* Task prompt *
Copy every line from the records below that holds the word "chart".

--------------------------------

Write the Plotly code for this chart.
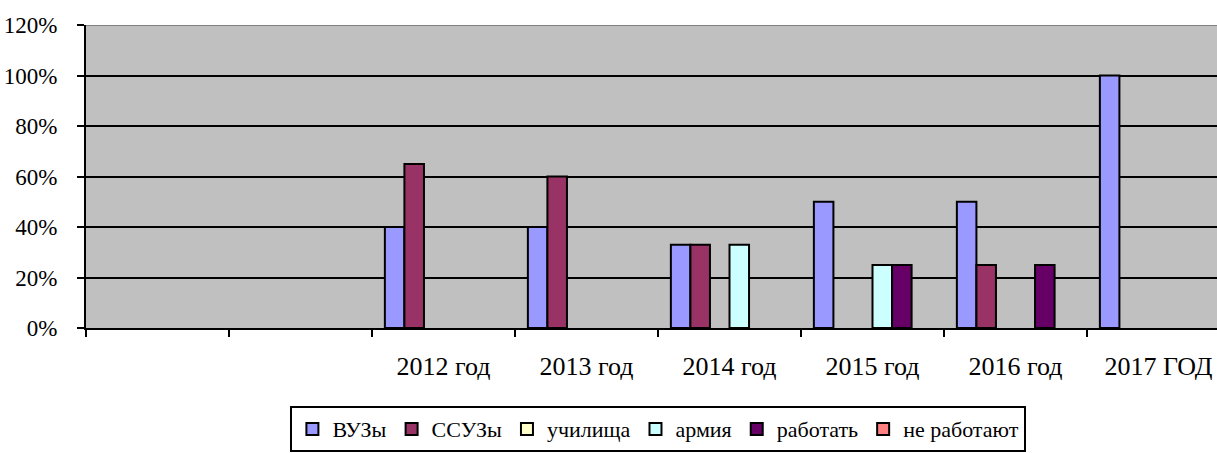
import plotly.graph_objects as go

categories = [" ", "  ", "2012 год", "2013 год", "2014 год", "2015 год", "2016 год", "2017 ГОД"]
vuzy = [None, None, 40, 40, 33, 50, 50, 100]
ssuzy = [None, None, 65, 60, 33, None, 25, None]
uchilischa = [None, None, None, None, None, None, None, None]
armiya = [None, None, None, None, 33, 25, None, None]
rabotat = [None, None, None, None, None, 25, 25, None]
ne_rabotayut = [None, None, None, None, None, None, None, None]
y_ticks = [0, 20, 40, 60, 80, 100, 120]
y_tick_labels = ["0%", "20%", "40%", "60%", "80%", "100%", "120%"]

series = [
    ("ВУЗы", vuzy, "#9999FF"),
    ("ССУЗы", ssuzy, "#993366"),
    ("училища", uchilischa, "#FFFFCC"),
    ("армия", armiya, "#CCFFFF"),
    ("работать", rabotat, "#660066"),
    ("не работают", ne_rabotayut, "#FF8080"),
]

FONT = "Liberation Serif, Times New Roman, serif"

fig = go.Figure()
for name, vals, color in series:
    fig.add_trace(go.Bar(
        name=name, x=categories, y=vals,
        marker=dict(color=color, line=dict(color="black", width=2)),
    ))

W, H = 1217, 453
ml, mt, mb = 86, 25, 125
plot_w = W - ml
cat_px = 143
xr = [-0.5, -0.5 + plot_w / cat_px]

fig.update_layout(
    width=W, height=H,
    margin=dict(l=ml, r=0, t=mt, b=mb, autoexpand=False),
    paper_bgcolor="white",
    plot_bgcolor="#C0C0C0",
    barmode="group",
    bargap=0.18,
    bargroupgap=0,
    font=dict(family=FONT, size=22, color="black"),
    showlegend=True,
    legend=dict(
        orientation="h", x=0.541, xref="container", xanchor="center",
        y=0.002, yref="container", yanchor="bottom",
        bordercolor="black", borderwidth=2, bgcolor="white",
        font=dict(family=FONT, size=22, color="black"),
        itemwidth=30, traceorder="normal",
    ),
    xaxis=dict(
        type="category", range=xr, tickson="boundaries",
        showline=True, linecolor="black", linewidth=2,
        ticks="outside", ticklen=7, tickwidth=2, tickcolor="black",
        showgrid=False, automargin=False, ticklabelstandoff=14,
        tickfont=dict(family=FONT, size=26, color="black"),
    ),
    yaxis=dict(
        range=[0, 120], tickmode="array", tickvals=y_ticks, ticktext=y_tick_labels,
        showline=True, linecolor="black", linewidth=2,
        ticks="outside", ticklen=7, tickwidth=2, tickcolor="black",
        showgrid=True, gridcolor="black", gridwidth=2,
        zeroline=False, automargin=False, ticklabelstandoff=15,
        tickfont=dict(family=FONT, size=23, color="black"),
    ),
    shapes=[dict(type="line", xref="paper", yref="y", x0=0, x1=1, y0=120, y1=120,
                 line=dict(color="#808080", width=2))],
)

fig.write_html(
    "out.html",
    config={"displayModeBar": False},
    post_script="document.body.style.margin='0px';document.body.style.overflow='hidden';",
)
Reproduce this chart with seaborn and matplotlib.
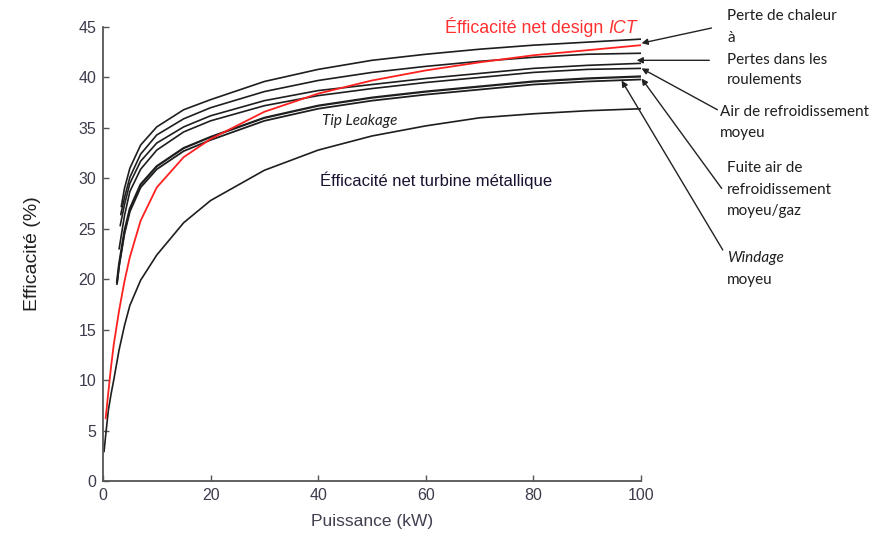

--------------------------------

* The result *
Write the Plotly code for this chart.
Reproduce this chart with seaborn and matplotlib.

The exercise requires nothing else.